The first day of apparatus finals, which featured men's floor exercise, pommel horse and women's vault, certainly had its share of surprises. Here's a breakdown of what happened on the first of three days of event finals in London.
Wow. Talk about a shocker. The gold was there for world champion McKayla Maroney to grasp. All she needed to do was stay on her feet. And after she landed another strong Amanar, she was in the driver's seat.
In hindsight, she didn't need to risk the roundoff half-on to handspring front-full. She could have done a much safer Podkopayeva. Instead, she came onto the table much too high and had absolutely no block to complete the vault. She's lucky to have won any medal, because if you read my column the other day, you'll know that I think a fall on vault should cost you a lot more than 1.0. The landing reveals everything that was wrong in the air. And in Maroney's case, she wasn't even close to completing that vault.

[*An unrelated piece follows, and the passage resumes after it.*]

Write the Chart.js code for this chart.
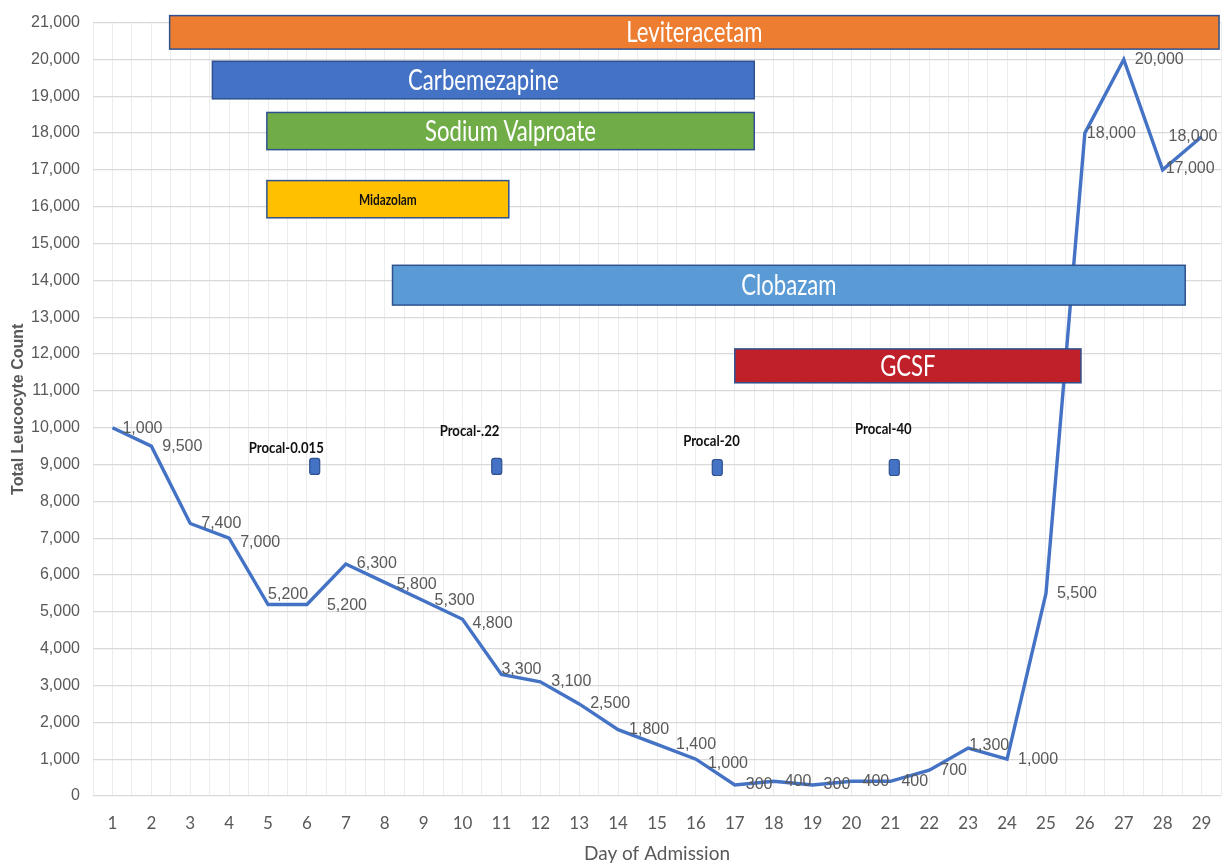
<!DOCTYPE html>
<html lang="en">
<head>
<meta charset="UTF-8">
<title>Total Leucocyte Count by Day of Admission</title>
<script src="https://cdn.jsdelivr.net/npm/chart.js@4"></script>
<style>
  html, body { margin: 0; padding: 0; background: #fff; }
  #wrap { width: 1225px; height: 865px; }
</style>
</head>
<body>
<div id="wrap"><canvas id="wbcChart"></canvas></div>
<script>
// leucocyte count per day
var days = [1, 2, 3, 4, 5, 6, 7, 8, 9, 10, 11, 12, 13, 14, 15, 16, 17, 18, 19, 20, 21, 22, 23, 24, 25, 26, 27, 28, 29];
var wbcCount = [10000, 9500, 7400, 7000, 5200, 5200, 6300, 5800, 5300, 4800, 3300, 3100, 2500, 1800, 1400, 1000,
                300, 400, 300, 400, 400, 700, 1300, 1000, 5500, 18000, 20000, 17000, 17900];
// labels as printed on the original
var pointLabels = ['1,000', '9,500', '7,400', '7,000', '5,200', '5,200', '6,300', '5,800', '5,300', '4,800', '3,300',
                   '3,100', '2,500', '1,800', '1,400', '1,000', '300', '400', '300', '400', '400', '700', '1,300',
                   '1,000', '5,500', '18,000', '20,000', '17,000', '18,000'];

// drug courses (day from / to, count band)
var drugNames = ['Leviteracetam', 'Carbemezapine', 'Sodium Valproate', 'Midazolam', 'Clobazam', 'GCSF'];
var drugStartDay = [2.47, 3.57, 4.97, 4.97, 8.2, 17.0];
var drugEndDay = [29.45, 17.5, 17.5, 11.19, 28.58, 25.9];
var drugCountLow = [20280, 18930, 17550, 15700, 13330, 11220];
var drugCountHigh = [21190, 19950, 18560, 16710, 14410, 12140];

// procalcitonin results
var procalLabels = ['Procal-0.015', 'Procal-.22', 'Procal-20', 'Procal-40'];
var procalDay = [6.2, 10.88, 16.55, 21.1];
var procalCount = [8950, 8950, 8920, 8920];
var procalLabelDay = [5.47, 10.18, 16.4, 20.82];
var procalLabelCount = [9445, 9915, 9655, 9970];

var drugFill = ['#ED7D31', '#4472C4', '#70AD47', '#FFC000', '#5B9BD5', '#C0202A'];
var drugText = ['#fff', '#fff', '#fff', '#111', '#fff', '#fff'];
var drugFont = ['28px Lato', '28px Lato', '28px Lato', 'bold 15px Lato', '28px Lato', '28px Lato'];

// per-label nudges [dx, dy] where the default (11, 0) doesn't fit
var labelNudge = {0: [10, 1], 3: [11, 4], 4: [0, -10], 5: [20, 1], 7: [12, 2], 9: [10, 4], 10: [0, -5],
                  14: [19, 0], 15: [12, 4], 22: [1, -3], 25: [2, 1], 27: [3, -1], 28: [-33, 0]};

function squeezedText(ctx, text, cx, cy, sx) {
    ctx.save();
    ctx.translate(cx, cy);
    ctx.scale(sx, 1);
    ctx.textAlign = 'center';
    ctx.textBaseline = 'middle';
    ctx.fillText(text, 0, 0);
    ctx.restore();
}

var overlay = {
    id: 'overlay',
    afterDatasetsDraw: function (chart) {
        var ctx = chart.ctx, xs = chart.scales.x, ys = chart.scales.y;
        ctx.save();

        // value labels
        ctx.fillStyle = '#595959';
        ctx.font = '16px "Liberation Sans", Arial, sans-serif';
        ctx.textAlign = 'left';
        ctx.textBaseline = 'middle';
        days.forEach(function (d, i) {
            var n = labelNudge[i] || [11, 0];
            ctx.fillText(pointLabels[i], xs.getPixelForValue(d) + n[0], ys.getPixelForValue(wbcCount[i]) + n[1]);
        });

        // drug bars
        drugNames.forEach(function (name, i) {
            var l = xs.getPixelForValue(drugStartDay[i]);
            var r = xs.getPixelForValue(drugEndDay[i]);
            var t = ys.getPixelForValue(drugCountHigh[i]);
            var b = ys.getPixelForValue(drugCountLow[i]);
            ctx.fillStyle = drugFill[i];
            ctx.fillRect(l, t, r - l, b - t);
            ctx.strokeStyle = '#2F528F';
            ctx.lineWidth = 1.5;
            ctx.strokeRect(l, t, r - l, b - t);
            ctx.fillStyle = drugText[i];
            ctx.font = drugFont[i];
            squeezedText(ctx, name, (l + r) / 2, (t + b) / 2 + 1, 0.79);
        });

        // procal markers
        procalLabels.forEach(function (txt, i) {
            var cx = xs.getPixelForValue(procalDay[i]);
            var cy = ys.getPixelForValue(procalCount[i]);
            ctx.beginPath();
            ctx.roundRect(cx - 5, cy - 8, 10, 16, 2.5);
            ctx.fillStyle = '#4472C4';
            ctx.fill();
            ctx.strokeStyle = '#2F528F';
            ctx.lineWidth = 1.2;
            ctx.stroke();
            ctx.fillStyle = '#111';
            ctx.font = 'bold 16px Lato';
            squeezedText(ctx, txt, xs.getPixelForValue(procalLabelDay[i]), ys.getPixelForValue(procalLabelCount[i]), 0.82);
        });
        ctx.restore();
    }
};

new Chart(document.getElementById('wbcChart'), {
    type: 'line',
    data: {
        datasets: [{
            label: 'Total Leucocyte Count',
            data: days.map(function (d, i) { return {x: d, y: wbcCount[i]}; }),
            borderColor: '#4472C4',
            borderWidth: 3.4,
            pointRadius: 0,
            tension: 0,
            fill: false
        }]
    },
    options: {
        responsive: true,
        maintainAspectRatio: false,
        animation: false,
        layout: { padding: { top: 19, right: 4, bottom: 0, left: 0 } },
        plugins: { legend: { display: false }, tooltip: { enabled: false } },
        scales: {
            x: {
                type: 'linear',
                min: 0.5,
                max: 29.5,
                grid: { color: '#eceeee', lineWidth: 1, drawTicks: false },
                border: { display: false },
                ticks: {
                    stepSize: 0.5,
                    autoSkip: false,
                    maxRotation: 0,
                    padding: 17,
                    color: '#595959',
                    font: { family: "'Liberation Sans Narrow', Lato, sans-serif", size: 17 },
                    callback: function (v) { return Number.isInteger(v) ? String(v) : ''; }
                },
                title: {
                    display: true,
                    text: 'Day of Admission',
                    color: '#595959',
                    font: { family: "'Liberation Sans Narrow', Lato, sans-serif", size: 19 },
                    padding: { top: 0, bottom: 0 }
                },
                afterFit: function (s) {
                    s.height = 69;
                    s.paddingLeft = 0;
                    s.paddingRight = 0;
                }
            },
            y: {
                min: 0,
                max: 21000,
                grid: { color: '#d9d9d9', lineWidth: 1.3, drawTicks: false },
                border: { display: false },
                ticks: {
                    stepSize: 1000,
                    padding: 13,
                    color: '#595959',
                    font: { family: "'Liberation Sans', Arial, sans-serif", size: 16 }
                },
                title: {
                    display: true,
                    text: 'Total Leucocyte Count',
                    color: '#595959',
                    font: { family: "'Liberation Sans', Arial, sans-serif", size: 16, weight: 'bold' },
                    padding: { top: 9, bottom: 0 }
                },
                afterFit: function (s) { s.width = 93; }
            }
        }
    },
    plugins: [overlay]
});
</script>
</body>
</html>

We tend to forget that Maroney is still relatively inexperienced, and I believe that contributed to her misfortune here.
"I know I can do better vaults, but I also know I didn't deserve the gold medal," she said. "It happens. It's gymnastics. You can't always be perfect. Sometimes things don't go as planned."

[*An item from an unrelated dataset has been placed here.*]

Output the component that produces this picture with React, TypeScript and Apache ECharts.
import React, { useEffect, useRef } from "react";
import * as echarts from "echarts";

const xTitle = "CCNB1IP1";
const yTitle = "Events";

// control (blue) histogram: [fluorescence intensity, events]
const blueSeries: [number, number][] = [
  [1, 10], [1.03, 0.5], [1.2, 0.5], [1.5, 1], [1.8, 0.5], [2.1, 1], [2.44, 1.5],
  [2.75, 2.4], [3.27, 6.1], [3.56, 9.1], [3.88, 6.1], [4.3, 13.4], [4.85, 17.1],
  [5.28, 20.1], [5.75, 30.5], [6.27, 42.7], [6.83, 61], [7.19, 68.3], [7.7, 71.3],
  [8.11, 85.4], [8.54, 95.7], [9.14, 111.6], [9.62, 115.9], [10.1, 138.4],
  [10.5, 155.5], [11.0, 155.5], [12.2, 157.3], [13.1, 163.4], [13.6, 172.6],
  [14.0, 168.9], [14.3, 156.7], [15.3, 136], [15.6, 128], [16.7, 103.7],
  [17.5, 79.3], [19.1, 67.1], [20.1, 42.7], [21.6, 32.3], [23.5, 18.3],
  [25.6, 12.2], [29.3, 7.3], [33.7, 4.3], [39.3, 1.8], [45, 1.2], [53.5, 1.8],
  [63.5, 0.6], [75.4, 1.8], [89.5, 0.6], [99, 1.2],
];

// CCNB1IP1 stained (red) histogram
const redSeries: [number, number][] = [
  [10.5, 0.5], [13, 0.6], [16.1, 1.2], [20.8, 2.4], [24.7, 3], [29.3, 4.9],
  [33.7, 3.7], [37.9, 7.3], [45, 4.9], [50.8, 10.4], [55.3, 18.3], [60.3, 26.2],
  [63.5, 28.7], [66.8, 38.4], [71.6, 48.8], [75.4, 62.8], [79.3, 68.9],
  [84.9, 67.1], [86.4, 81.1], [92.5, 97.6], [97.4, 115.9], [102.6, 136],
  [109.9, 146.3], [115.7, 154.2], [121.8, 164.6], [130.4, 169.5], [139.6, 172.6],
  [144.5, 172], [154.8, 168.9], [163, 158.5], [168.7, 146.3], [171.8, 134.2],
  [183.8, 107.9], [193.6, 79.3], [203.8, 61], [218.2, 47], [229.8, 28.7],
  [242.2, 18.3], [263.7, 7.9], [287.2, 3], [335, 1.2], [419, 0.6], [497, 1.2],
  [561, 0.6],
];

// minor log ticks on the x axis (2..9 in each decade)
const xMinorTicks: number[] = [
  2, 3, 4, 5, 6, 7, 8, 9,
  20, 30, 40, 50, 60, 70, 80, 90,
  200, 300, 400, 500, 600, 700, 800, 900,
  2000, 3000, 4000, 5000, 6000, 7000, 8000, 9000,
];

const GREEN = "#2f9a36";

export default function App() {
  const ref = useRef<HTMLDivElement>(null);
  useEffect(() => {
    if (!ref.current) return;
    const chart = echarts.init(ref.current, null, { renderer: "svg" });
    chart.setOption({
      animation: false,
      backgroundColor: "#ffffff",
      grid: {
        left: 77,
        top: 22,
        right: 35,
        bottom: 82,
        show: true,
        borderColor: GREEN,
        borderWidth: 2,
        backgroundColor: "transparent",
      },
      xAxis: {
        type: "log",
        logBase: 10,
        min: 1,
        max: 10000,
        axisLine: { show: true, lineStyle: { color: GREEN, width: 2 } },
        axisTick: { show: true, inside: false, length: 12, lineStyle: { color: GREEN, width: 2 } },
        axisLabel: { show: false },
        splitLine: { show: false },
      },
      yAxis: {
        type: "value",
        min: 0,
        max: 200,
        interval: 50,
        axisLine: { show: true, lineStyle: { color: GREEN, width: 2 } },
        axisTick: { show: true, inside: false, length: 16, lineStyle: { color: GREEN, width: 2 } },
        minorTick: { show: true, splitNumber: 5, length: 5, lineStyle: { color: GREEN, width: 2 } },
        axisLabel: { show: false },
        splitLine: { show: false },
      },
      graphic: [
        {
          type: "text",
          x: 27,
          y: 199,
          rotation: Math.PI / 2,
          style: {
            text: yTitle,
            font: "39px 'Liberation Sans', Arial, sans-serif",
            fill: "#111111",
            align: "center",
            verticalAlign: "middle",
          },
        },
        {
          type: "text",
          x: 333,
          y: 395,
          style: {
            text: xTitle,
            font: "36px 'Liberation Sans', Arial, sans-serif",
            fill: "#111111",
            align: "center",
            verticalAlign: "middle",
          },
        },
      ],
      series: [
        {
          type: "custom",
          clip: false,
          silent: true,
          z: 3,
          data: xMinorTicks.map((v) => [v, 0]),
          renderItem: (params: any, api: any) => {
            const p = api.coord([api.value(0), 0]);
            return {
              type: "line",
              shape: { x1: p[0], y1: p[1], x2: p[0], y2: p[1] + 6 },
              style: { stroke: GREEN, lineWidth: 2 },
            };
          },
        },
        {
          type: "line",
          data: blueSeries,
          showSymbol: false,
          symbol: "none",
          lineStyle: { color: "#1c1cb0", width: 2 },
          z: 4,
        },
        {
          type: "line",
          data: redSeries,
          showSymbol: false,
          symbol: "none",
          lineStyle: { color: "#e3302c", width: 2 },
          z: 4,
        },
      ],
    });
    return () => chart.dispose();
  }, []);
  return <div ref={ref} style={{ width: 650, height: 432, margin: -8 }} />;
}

Last up, Sandra Izbasa must have thought she was dreaming, having seen Maroney leave the title untouched. Credit to Izbasa for learning the same vault Maroney crashed, and she followed it with a tidy double-twisting Yurchenko (big hop, though). She deserved the gold in what was not a very competitive final when you think of all the Amanars the U.S. came to London with. Either Gabby Douglas, Jordyn Wieber or Aly Raisman could have advanced to the final along with Maroney if they would have performed a second vault in prelims.
The bronze went to Maria Paseka of Russia, but my vote would have gone to Germany's Janine Berger, whose handspring-rudi and Tsukahara-double twist were both done well. Just landing issues, but nothing serious. She had a higher combined D-score than Paseka, whose Amanar barely made it past 2.25 twists, and she stepped completely off the landing mat. You could make the argument that Berger deserved silver.
In her sixth Olympics, Oksana Chusovitina obviously knew she didn't come up with the goods this time. But just getting to the final was quite an achievement.
Yamilet Pena crashed her Produnova vault, which was not unexpected. She probably shouldn't have qualified to the final in the first place.
Canada did well to qualify two vaulters, and Brittany Rogers performed well but lacked the difficulty to finish higher than seventh. Teammate Ellie Black landed her handspring-rudi in a prone position and was given a zero. She balked on her second attempt, coming up limping. A forgettable experience she will remember forever.
Men's Floor Exercise
It's official. Zou Kai of China can be considered a big meet competitor, since he's won the floor gold in consecutive Olympic Games (15.933). As usual, he did it with difficulty, and while his form isn't great, it's not as noticeable here as it is on high bar. His 6.9 D-score trumped the 6.7 of runner-up Kohei Uchimura (15.80), the 2011 world floor champ. Uchimura's 9.10 was the highest E-score of the final, but Zou had the second-highest at 9.033.
Russia's Denis Ablyazin, a fireplug of a gymnast, tied Uchimura at 15.80, but won the bronze for having a lower E-score. His 7.1 D-score was the highest, though. Only in this respect (the tiebreaker) does the Code of Points reward execution. Nowhere else, it seems.
None of the other finalists were in the running for a medal, although Chile's Tomas Gonzalez who place fourth with 15.366, had the most interesting routine of the group. Corner transitions and strong tumbling. A pleasure to watch.
With the lowest D-score (6.4), American Jake Dalton finished fifth and really had little to no chance to medal if everyone hit.
No upset here. Hungary's Kristian Berki fixed the flaws that had hurt him in qualifications, and he put forth an artistic masterpiece on pommel horse. His flair work in the beginning was mesmerizing, and everything else was flawless. Top-qualifier Louis Smith was almost has smooth, although he swings a bit more piked than Berki. Both totaled 16.066, but Berki's 9.166 E-score gave him the gold. Smith had a 7.0 D-score to Berki's 6.9, but a 9.066 E-score prevented him from winning outright.
"I competed one of the best routines of my life, and it was tough waiting for the score," Smith said. "But to come second to one of the best pommel horse workers the world's ever seen — I'm a luck guy."
Smith's British teammate Max Whitlock took the bronze with a clean set that ended with a handstand pirouette that went to the end and back again. His 15.60 was well behind the leaders, but he stayed ahead of Italy's Alberto Busnari, who opened his routine with two handstand flaired pirouettes that were gorgeous. Going first in the line-up probably didn't help him much.